Obviously it depends on lots of factors, but that’s why you have an advisor! They can recommend what works for what you’re trying to accomplish and within your comfort level. I’ve been investing in virtually the same investment since 2011 and I have $15,000 worth of growth. Yes, I’ve had ups and downs in the investment throughout the last ten years, but I didn’t/don’t need the money. I’ve earmarked it for retirement and I’m only 29!
Pre-authorized Contribution
Make those regular contributions with each pay day! It makes it easier to budget – you don’t even notice it’s gone! This would be my not so secret ultimate saving hack that gave me best success. I’ve been regularly contributing to my RSP’s each pay day since I was 18. It started with $25/semi-monthly to $100/bi-weekly. Not to mention I did still regularly contribute to my pension.
In summary…
It’s important to have a long term plan with your finances. Why are you earning money and what is it you’re looking to achieve? By figuring those things out, it gives you a destination and something to work towards.
Setting up those regular contributions along with pay days makes it’s extremely easy to set money aside. I can honestly say I’ve never felt stretched too thin.

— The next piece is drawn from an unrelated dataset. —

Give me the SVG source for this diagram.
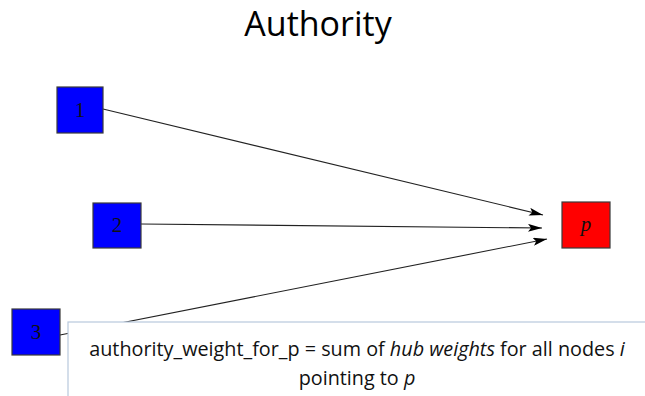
<svg xmlns="http://www.w3.org/2000/svg" width="645" height="396" viewBox="0 0 645 396">
<style>
.node{stroke:#3a3a3a;stroke-width:1.2}
.lbl{font-family:"Liberation Serif","DejaVu Serif",serif;font-size:21px;fill:#111;text-anchor:middle}
.edge{stroke:#222;stroke-width:1.1;fill:none;marker-end:url(#ah)}
.cap{font-family:"Open Sans","Noto Sans",sans-serif;font-size:19.8px;fill:#111;text-anchor:middle}
</style>
<defs>
<marker id="ah" markerWidth="14" markerHeight="8" refX="14" refY="4" orient="auto" markerUnits="userSpaceOnUse">
<path d="M0,0 L14,4 L0,8 L3,4 Z" fill="#000"/>
</marker>
</defs>
<rect width="645" height="396" fill="#fff"/>
<text x="318" y="36" font-family="Open Sans,Noto Sans,sans-serif" font-size="34" fill="#000" text-anchor="middle">Authority</text>
<g id="connectors">
<line class="edge" x1="103" y1="109" x2="543" y2="215"/>
<line class="edge" x1="141" y1="224" x2="542" y2="228"/>
<line class="edge" x1="60" y1="335" x2="547" y2="239"/>
</g>
<g id="node1"><rect class="node" x="57" y="87" width="46" height="46" fill="#0000ff"/><text class="lbl" x="80" y="117">1</text></g>
<g id="node2"><rect class="node" x="93" y="203" width="48" height="45" fill="#0000ff"/><text class="lbl" x="117" y="232">2</text></g>
<g id="node3"><rect class="node" x="12" y="309" width="48" height="46" fill="#0000ff"/><text class="lbl" x="36" y="339">3</text></g>
<g id="nodep"><rect class="node" x="562" y="202" width="48" height="46" fill="#ff0000"/><text class="lbl" x="586" y="231" font-style="italic">p</text></g>
<g id="callout">
<rect x="68" y="322" width="590" height="90" fill="#fff" stroke="#b8c8dc" stroke-width="1.2"/>
<text class="cap" x="357" y="356">authority_weight_for_p = sum of <tspan font-style="italic">hub weights</tspan> for all nodes <tspan font-style="italic">i</tspan></text>
<text class="cap" x="357" y="385">pointing to <tspan font-style="italic">p</tspan></text>
</g>
</svg>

But by far the biggest contributor to how I’ve managed to save what I did, is because I started so young. Growth on the funds you are saving at such a young age is drastic over the long term. It’s never too late to start taking advantage of that!
So, there you have it. Maybe I should have titled this “The Ultimate Easy Savings Tips”! The tips sound so simple, but too often we over complicate money and our finances. It doesn’t have to be that way. It’s all about setting goals, checking in on them and getting educated about our options and using those options!